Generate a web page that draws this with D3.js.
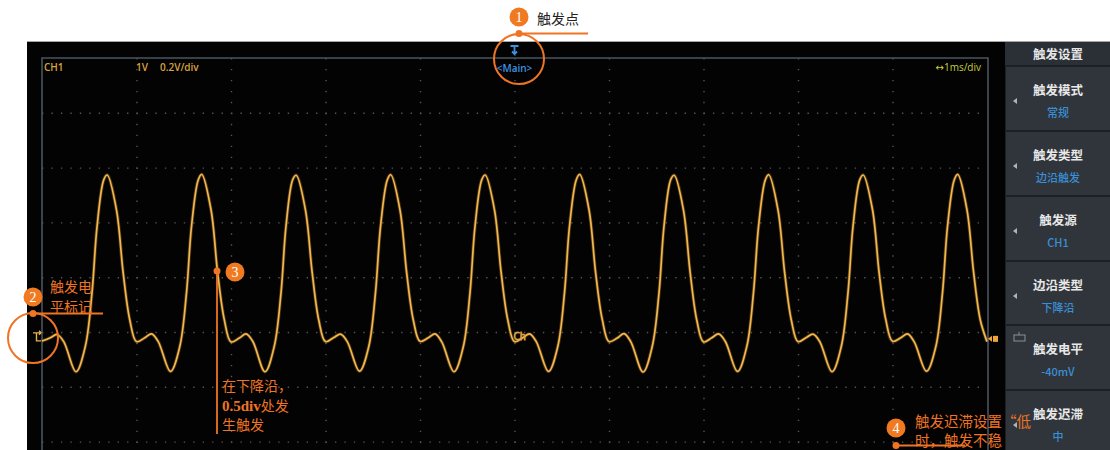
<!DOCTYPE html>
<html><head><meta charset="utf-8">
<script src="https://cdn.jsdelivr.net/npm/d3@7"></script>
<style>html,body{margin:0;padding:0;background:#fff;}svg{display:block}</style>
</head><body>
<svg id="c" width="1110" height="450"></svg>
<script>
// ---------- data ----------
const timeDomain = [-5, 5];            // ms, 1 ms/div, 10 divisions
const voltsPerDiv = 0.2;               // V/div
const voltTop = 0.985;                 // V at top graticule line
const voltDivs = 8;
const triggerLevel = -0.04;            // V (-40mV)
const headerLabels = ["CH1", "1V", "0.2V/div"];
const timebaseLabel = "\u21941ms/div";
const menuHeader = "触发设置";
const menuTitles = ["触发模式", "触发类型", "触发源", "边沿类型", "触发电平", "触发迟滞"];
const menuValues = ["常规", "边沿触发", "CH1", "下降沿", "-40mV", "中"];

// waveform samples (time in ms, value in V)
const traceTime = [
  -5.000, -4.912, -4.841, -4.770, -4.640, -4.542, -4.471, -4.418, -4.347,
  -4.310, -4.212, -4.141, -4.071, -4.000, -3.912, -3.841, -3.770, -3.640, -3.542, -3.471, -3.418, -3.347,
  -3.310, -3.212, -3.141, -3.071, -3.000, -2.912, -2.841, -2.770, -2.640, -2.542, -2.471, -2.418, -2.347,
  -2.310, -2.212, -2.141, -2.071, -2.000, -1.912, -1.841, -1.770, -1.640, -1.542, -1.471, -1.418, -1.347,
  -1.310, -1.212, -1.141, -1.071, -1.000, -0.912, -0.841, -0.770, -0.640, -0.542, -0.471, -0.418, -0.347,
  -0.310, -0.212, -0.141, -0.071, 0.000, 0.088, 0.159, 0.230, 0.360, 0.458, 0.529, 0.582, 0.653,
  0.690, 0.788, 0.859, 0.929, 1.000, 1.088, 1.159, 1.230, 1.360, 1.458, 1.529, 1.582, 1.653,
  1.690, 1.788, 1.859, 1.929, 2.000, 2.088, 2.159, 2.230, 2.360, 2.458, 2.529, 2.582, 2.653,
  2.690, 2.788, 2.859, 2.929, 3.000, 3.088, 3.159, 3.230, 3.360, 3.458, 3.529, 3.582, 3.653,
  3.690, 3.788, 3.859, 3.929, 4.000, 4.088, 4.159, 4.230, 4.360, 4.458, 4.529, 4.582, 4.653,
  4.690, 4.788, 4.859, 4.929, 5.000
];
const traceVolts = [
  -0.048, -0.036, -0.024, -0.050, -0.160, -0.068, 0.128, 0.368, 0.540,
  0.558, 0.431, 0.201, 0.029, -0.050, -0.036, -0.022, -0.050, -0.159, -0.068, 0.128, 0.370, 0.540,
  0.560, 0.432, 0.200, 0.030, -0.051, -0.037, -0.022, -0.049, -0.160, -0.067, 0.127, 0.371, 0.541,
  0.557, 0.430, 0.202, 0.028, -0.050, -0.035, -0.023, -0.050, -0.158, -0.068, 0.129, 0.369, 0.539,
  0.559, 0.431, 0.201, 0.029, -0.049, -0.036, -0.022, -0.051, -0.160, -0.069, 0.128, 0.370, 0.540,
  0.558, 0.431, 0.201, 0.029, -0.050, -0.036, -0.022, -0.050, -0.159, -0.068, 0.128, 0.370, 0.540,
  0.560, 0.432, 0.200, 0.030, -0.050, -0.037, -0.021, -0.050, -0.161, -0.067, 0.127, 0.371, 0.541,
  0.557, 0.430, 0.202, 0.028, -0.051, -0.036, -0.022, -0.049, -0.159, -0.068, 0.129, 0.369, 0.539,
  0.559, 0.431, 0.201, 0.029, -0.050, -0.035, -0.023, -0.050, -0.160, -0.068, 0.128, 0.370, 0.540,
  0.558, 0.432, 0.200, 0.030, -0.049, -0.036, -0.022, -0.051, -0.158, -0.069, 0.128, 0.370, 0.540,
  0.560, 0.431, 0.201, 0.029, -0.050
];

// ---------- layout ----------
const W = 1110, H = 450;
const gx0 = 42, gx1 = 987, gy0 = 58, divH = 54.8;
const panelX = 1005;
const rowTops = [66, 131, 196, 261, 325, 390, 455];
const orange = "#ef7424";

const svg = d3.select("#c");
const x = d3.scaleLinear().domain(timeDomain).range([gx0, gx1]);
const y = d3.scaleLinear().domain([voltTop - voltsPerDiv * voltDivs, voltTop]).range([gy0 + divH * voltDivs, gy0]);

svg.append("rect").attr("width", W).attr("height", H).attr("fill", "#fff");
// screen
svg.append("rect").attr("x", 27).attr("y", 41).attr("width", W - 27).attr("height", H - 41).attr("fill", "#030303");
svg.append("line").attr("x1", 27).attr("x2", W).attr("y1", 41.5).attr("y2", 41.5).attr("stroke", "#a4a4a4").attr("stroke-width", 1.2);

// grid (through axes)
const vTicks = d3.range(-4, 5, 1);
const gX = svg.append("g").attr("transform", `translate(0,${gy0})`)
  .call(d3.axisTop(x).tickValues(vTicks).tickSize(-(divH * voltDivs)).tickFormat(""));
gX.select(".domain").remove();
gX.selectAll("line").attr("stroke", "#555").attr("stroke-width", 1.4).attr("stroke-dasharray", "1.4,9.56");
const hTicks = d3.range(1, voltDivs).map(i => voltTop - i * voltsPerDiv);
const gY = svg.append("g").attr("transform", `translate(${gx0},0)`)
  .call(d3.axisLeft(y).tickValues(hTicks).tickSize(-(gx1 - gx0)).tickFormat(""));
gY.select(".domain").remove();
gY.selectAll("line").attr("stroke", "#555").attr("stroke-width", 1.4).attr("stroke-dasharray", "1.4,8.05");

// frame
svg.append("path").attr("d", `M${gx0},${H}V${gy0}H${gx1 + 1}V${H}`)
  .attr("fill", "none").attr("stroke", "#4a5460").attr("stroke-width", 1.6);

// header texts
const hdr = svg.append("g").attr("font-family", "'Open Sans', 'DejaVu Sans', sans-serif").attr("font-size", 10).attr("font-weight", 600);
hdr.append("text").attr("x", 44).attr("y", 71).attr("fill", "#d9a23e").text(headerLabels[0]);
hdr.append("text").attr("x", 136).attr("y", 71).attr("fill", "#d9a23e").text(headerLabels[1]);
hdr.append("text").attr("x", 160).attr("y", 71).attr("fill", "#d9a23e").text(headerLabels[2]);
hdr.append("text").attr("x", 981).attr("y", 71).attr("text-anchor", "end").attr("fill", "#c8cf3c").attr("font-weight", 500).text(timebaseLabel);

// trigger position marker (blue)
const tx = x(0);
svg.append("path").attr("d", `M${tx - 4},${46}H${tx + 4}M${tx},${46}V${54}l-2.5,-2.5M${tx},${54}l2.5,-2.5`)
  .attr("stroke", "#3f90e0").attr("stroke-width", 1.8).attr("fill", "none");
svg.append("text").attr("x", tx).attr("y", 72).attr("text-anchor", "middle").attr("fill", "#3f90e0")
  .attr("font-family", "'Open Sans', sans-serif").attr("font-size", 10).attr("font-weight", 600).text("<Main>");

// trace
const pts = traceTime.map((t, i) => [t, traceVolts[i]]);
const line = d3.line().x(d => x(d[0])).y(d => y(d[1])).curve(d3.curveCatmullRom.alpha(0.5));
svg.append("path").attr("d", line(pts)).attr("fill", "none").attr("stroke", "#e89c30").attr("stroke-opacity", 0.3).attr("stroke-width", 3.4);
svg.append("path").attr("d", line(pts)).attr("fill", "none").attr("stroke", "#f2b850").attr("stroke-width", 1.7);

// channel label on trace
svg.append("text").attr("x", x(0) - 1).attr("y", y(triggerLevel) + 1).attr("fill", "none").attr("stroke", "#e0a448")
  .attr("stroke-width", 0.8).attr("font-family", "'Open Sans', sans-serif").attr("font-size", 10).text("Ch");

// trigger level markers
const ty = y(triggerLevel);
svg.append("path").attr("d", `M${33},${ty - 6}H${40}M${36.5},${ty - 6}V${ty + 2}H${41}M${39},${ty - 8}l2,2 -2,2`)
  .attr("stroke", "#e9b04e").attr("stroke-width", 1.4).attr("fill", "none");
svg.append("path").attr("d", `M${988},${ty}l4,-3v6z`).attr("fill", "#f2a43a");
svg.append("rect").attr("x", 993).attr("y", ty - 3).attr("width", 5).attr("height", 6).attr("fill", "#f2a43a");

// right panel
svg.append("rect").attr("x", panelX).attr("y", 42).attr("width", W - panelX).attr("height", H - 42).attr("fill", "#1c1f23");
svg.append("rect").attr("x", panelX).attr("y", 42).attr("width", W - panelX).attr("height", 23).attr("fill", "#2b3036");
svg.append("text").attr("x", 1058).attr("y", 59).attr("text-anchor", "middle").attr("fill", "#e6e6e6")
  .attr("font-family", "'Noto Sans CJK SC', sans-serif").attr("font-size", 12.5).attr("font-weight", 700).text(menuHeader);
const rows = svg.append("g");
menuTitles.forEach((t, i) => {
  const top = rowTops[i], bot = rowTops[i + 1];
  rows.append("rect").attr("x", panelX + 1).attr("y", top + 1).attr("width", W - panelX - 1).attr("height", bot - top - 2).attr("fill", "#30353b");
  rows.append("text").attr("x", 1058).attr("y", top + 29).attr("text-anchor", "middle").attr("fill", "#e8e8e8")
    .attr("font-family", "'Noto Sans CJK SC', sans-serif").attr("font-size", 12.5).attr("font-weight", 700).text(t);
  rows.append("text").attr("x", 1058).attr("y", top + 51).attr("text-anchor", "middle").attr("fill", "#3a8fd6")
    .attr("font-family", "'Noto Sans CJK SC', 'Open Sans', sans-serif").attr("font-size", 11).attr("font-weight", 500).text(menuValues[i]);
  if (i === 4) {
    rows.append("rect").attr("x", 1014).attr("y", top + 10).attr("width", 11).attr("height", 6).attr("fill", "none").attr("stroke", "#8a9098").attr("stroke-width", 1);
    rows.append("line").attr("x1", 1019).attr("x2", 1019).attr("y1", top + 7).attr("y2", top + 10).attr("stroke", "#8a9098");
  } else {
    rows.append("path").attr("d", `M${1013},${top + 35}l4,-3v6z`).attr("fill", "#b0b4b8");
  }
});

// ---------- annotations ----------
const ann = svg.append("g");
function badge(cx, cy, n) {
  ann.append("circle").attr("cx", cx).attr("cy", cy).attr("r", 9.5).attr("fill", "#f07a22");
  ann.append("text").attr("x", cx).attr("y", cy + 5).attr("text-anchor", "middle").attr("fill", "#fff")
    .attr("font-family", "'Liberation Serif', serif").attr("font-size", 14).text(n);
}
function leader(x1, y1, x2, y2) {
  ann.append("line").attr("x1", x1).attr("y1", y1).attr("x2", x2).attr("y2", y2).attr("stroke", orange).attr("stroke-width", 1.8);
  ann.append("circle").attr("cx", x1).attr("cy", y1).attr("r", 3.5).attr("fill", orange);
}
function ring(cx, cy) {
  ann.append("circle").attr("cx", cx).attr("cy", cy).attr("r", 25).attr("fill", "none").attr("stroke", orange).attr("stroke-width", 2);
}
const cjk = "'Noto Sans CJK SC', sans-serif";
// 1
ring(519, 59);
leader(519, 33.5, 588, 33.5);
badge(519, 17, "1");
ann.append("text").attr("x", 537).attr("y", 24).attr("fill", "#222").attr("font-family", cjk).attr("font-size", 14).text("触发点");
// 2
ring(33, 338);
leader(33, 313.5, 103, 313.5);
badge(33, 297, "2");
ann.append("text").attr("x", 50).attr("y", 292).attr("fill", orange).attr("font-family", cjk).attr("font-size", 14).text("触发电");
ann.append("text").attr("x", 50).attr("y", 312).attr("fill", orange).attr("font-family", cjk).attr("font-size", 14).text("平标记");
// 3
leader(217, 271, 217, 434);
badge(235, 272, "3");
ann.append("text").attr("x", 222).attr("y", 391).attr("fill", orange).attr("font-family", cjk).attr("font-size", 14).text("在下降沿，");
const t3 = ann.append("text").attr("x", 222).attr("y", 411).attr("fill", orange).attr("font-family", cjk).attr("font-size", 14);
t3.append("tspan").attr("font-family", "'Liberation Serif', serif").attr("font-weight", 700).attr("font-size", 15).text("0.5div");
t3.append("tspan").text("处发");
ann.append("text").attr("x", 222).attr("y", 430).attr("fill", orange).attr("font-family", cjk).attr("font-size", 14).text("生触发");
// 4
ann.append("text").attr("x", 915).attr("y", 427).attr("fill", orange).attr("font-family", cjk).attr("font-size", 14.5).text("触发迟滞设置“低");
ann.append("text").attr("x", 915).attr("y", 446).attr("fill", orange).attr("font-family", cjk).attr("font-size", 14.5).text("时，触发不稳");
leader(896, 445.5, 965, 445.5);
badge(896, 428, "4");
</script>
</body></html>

------------------------------------------------

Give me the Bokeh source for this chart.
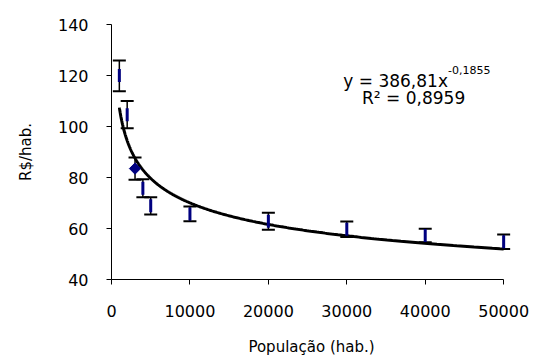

------------------------------------------------

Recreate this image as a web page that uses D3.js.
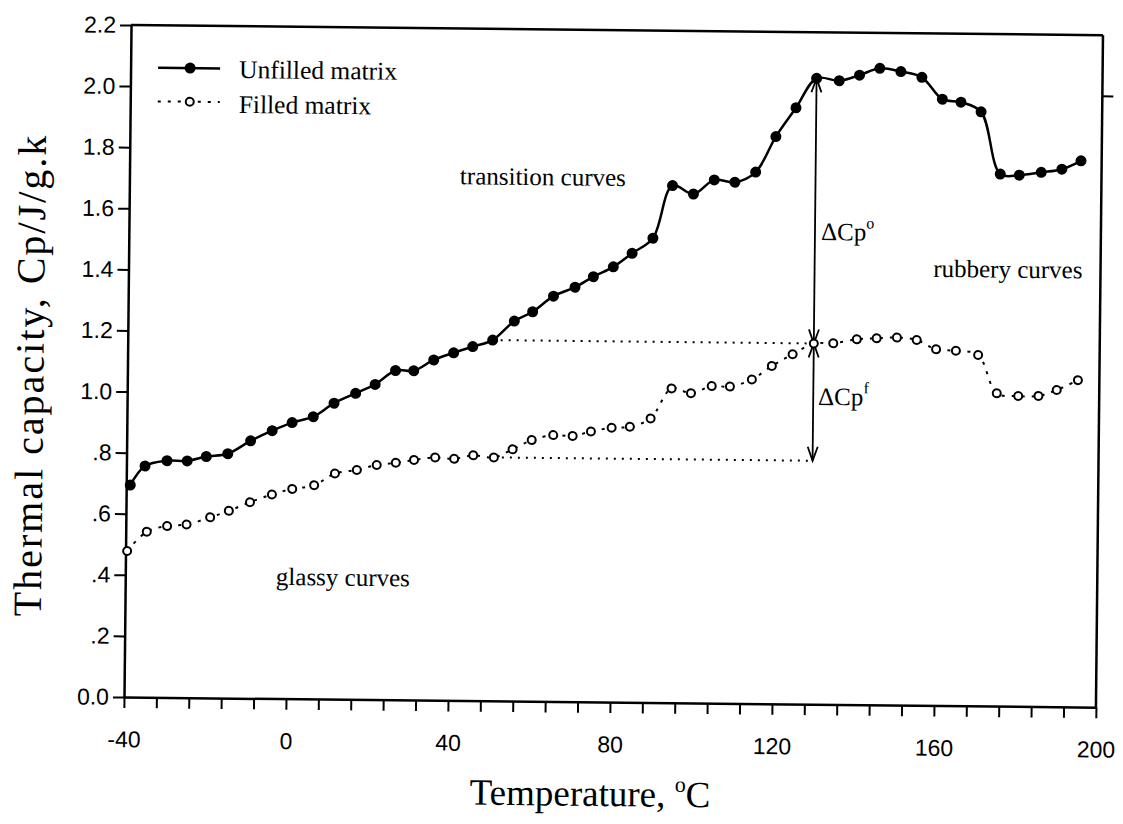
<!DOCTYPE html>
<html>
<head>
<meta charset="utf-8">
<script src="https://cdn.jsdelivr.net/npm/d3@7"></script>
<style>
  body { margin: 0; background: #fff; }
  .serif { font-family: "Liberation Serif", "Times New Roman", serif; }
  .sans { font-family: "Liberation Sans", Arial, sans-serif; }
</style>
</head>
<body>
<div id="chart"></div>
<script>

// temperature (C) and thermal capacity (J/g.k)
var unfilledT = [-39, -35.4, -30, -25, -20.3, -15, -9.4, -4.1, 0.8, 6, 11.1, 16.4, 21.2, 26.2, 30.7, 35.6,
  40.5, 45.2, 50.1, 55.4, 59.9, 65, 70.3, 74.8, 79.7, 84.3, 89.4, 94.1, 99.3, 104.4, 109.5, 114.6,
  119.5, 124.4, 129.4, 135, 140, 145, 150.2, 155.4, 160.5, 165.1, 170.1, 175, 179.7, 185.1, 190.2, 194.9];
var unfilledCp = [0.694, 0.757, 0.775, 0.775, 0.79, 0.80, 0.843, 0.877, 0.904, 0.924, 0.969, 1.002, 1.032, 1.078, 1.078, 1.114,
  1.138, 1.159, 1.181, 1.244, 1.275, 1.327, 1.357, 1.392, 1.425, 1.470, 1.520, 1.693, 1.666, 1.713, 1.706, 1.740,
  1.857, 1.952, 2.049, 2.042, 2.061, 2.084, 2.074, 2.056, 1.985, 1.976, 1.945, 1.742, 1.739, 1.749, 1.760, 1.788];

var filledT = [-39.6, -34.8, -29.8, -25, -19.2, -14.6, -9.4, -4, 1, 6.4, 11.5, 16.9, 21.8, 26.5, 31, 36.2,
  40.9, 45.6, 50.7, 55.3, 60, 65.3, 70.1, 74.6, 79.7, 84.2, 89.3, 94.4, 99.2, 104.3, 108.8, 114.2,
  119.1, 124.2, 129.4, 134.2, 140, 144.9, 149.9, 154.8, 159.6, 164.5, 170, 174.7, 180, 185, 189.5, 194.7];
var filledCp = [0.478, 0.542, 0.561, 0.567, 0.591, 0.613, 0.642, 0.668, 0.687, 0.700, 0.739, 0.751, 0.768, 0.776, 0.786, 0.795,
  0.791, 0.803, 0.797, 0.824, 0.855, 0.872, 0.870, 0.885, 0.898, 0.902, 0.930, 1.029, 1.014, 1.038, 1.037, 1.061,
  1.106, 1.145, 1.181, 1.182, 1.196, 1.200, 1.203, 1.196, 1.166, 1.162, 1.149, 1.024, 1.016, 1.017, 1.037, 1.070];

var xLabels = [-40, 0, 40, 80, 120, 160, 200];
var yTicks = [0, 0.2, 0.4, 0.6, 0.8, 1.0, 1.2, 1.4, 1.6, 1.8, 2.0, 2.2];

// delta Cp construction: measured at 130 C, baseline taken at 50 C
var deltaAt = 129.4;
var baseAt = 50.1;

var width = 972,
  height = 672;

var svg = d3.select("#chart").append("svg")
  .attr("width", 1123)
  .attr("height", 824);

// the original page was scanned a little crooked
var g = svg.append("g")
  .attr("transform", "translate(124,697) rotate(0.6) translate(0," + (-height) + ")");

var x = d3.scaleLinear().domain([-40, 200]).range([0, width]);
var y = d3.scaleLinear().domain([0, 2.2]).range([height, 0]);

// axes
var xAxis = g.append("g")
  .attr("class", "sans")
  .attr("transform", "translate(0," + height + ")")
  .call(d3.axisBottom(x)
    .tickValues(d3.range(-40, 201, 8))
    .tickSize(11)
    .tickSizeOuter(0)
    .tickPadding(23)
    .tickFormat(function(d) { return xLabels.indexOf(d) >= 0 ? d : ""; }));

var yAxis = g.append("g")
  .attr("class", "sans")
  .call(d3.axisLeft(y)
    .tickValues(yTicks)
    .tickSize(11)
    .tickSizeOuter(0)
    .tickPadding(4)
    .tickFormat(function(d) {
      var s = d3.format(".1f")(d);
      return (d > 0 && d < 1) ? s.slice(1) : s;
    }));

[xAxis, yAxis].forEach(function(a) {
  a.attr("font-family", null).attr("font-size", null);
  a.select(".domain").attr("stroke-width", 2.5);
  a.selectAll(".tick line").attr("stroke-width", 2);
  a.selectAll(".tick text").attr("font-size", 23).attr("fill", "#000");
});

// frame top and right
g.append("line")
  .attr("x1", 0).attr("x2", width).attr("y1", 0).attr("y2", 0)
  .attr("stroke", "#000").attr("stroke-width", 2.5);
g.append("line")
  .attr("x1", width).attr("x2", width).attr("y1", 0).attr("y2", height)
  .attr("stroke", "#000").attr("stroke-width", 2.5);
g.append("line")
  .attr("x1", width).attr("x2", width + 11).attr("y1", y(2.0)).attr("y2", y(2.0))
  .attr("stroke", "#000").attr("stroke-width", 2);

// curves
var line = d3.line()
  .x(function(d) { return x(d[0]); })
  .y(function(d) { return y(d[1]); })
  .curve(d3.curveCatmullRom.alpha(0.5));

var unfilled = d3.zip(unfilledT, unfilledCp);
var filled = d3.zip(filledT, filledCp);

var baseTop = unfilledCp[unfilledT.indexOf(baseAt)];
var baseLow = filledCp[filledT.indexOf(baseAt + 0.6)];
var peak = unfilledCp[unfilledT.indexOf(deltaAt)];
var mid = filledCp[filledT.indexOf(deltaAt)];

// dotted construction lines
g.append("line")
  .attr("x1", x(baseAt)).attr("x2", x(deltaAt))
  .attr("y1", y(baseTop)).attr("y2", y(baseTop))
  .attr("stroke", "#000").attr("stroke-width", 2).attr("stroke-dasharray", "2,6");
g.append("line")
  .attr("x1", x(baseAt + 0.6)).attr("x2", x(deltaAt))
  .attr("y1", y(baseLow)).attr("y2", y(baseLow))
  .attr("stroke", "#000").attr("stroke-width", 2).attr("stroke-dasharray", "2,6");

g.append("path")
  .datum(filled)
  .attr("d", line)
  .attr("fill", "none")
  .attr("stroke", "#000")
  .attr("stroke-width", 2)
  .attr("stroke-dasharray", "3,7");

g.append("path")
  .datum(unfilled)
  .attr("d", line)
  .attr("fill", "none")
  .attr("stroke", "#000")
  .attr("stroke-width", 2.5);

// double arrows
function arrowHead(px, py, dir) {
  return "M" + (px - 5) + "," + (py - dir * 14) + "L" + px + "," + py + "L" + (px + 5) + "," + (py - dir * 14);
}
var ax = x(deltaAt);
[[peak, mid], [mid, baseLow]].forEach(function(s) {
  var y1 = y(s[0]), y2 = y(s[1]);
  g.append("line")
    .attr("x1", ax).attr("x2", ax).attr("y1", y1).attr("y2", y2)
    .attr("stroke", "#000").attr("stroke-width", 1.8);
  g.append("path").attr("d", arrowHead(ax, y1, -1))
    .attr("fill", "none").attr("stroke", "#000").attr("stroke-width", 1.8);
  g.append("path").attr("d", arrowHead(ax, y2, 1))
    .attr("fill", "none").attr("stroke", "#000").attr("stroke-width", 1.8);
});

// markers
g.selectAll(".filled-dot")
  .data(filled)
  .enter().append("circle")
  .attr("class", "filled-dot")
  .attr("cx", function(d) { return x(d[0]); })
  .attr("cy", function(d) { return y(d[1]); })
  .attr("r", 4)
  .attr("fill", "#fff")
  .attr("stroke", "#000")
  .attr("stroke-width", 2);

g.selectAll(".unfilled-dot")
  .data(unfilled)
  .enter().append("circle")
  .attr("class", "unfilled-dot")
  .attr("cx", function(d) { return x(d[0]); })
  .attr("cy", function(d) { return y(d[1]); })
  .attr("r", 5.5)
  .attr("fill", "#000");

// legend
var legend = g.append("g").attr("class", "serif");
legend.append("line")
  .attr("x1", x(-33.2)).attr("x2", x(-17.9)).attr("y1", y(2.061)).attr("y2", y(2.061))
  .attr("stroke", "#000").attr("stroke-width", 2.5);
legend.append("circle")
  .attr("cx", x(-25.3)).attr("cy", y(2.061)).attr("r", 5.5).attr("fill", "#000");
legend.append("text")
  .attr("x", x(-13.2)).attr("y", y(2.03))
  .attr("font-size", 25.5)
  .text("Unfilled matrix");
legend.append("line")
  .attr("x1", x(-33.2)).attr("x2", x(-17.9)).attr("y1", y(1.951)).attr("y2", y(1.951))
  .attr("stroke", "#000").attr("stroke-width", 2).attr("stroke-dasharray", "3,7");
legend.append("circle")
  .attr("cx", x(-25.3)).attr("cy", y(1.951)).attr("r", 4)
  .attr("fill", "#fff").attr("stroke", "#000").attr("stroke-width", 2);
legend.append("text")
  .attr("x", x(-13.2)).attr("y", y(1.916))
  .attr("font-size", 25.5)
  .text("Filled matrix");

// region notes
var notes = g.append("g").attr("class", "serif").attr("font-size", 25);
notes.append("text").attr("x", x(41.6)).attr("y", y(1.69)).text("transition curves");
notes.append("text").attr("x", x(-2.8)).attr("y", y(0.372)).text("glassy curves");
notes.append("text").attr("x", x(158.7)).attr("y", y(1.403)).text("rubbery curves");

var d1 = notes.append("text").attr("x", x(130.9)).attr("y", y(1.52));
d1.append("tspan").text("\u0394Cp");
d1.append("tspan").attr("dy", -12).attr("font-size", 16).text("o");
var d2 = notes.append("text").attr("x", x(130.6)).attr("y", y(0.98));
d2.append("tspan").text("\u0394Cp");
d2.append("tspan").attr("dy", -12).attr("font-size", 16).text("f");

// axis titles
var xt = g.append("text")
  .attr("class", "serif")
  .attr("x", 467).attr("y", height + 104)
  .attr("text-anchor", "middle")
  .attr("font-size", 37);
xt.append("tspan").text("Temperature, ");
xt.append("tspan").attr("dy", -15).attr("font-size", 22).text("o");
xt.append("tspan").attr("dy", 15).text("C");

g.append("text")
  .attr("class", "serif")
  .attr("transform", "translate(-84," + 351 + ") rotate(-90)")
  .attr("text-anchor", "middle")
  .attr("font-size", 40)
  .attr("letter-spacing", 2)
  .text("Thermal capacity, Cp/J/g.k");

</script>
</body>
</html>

------------------------------------------------

Output exactly the lines above, from the line with "Recreate this image" to the line with "1.017, 1.037, 1.070];", both included; skip the pictures.

Recreate this image as a web page that uses D3.js.
<!DOCTYPE html>
<html>
<head>
<meta charset="utf-8">
<script src="https://cdn.jsdelivr.net/npm/d3@7"></script>
<style>
  body { margin: 0; background: #fff; }
  .serif { font-family: "Liberation Serif", "Times New Roman", serif; }
  .sans { font-family: "Liberation Sans", Arial, sans-serif; }
</style>
</head>
<body>
<div id="chart"></div>
<script>

// temperature (C) and thermal capacity (J/g.k)
var unfilledT = [-39, -35.4, -30, -25, -20.3, -15, -9.4, -4.1, 0.8, 6, 11.1, 16.4, 21.2, 26.2, 30.7, 35.6,
  40.5, 45.2, 50.1, 55.4, 59.9, 65, 70.3, 74.8, 79.7, 84.3, 89.4, 94.1, 99.3, 104.4, 109.5, 114.6,
  119.5, 124.4, 129.4, 135, 140, 145, 150.2, 155.4, 160.5, 165.1, 170.1, 175, 179.7, 185.1, 190.2, 194.9];
var unfilledCp = [0.694, 0.757, 0.775, 0.775, 0.79, 0.80, 0.843, 0.877, 0.904, 0.924, 0.969, 1.002, 1.032, 1.078, 1.078, 1.114,
  1.138, 1.159, 1.181, 1.244, 1.275, 1.327, 1.357, 1.392, 1.425, 1.470, 1.520, 1.693, 1.666, 1.713, 1.706, 1.740,
  1.857, 1.952, 2.049, 2.042, 2.061, 2.084, 2.074, 2.056, 1.985, 1.976, 1.945, 1.742, 1.739, 1.749, 1.760, 1.788];

var filledT = [-39.6, -34.8, -29.8, -25, -19.2, -14.6, -9.4, -4, 1, 6.4, 11.5, 16.9, 21.8, 26.5, 31, 36.2,
  40.9, 45.6, 50.7, 55.3, 60, 65.3, 70.1, 74.6, 79.7, 84.2, 89.3, 94.4, 99.2, 104.3, 108.8, 114.2,
  119.1, 124.2, 129.4, 134.2, 140, 144.9, 149.9, 154.8, 159.6, 164.5, 170, 174.7, 180, 185, 189.5, 194.7];
var filledCp = [0.478, 0.542, 0.561, 0.567, 0.591, 0.613, 0.642, 0.668, 0.687, 0.700, 0.739, 0.751, 0.768, 0.776, 0.786, 0.795,
  0.791, 0.803, 0.797, 0.824, 0.855, 0.872, 0.870, 0.885, 0.898, 0.902, 0.930, 1.029, 1.014, 1.038, 1.037, 1.061,
  1.106, 1.145, 1.181, 1.182, 1.196, 1.200, 1.203, 1.196, 1.166, 1.162, 1.149, 1.024, 1.016, 1.017, 1.037, 1.070];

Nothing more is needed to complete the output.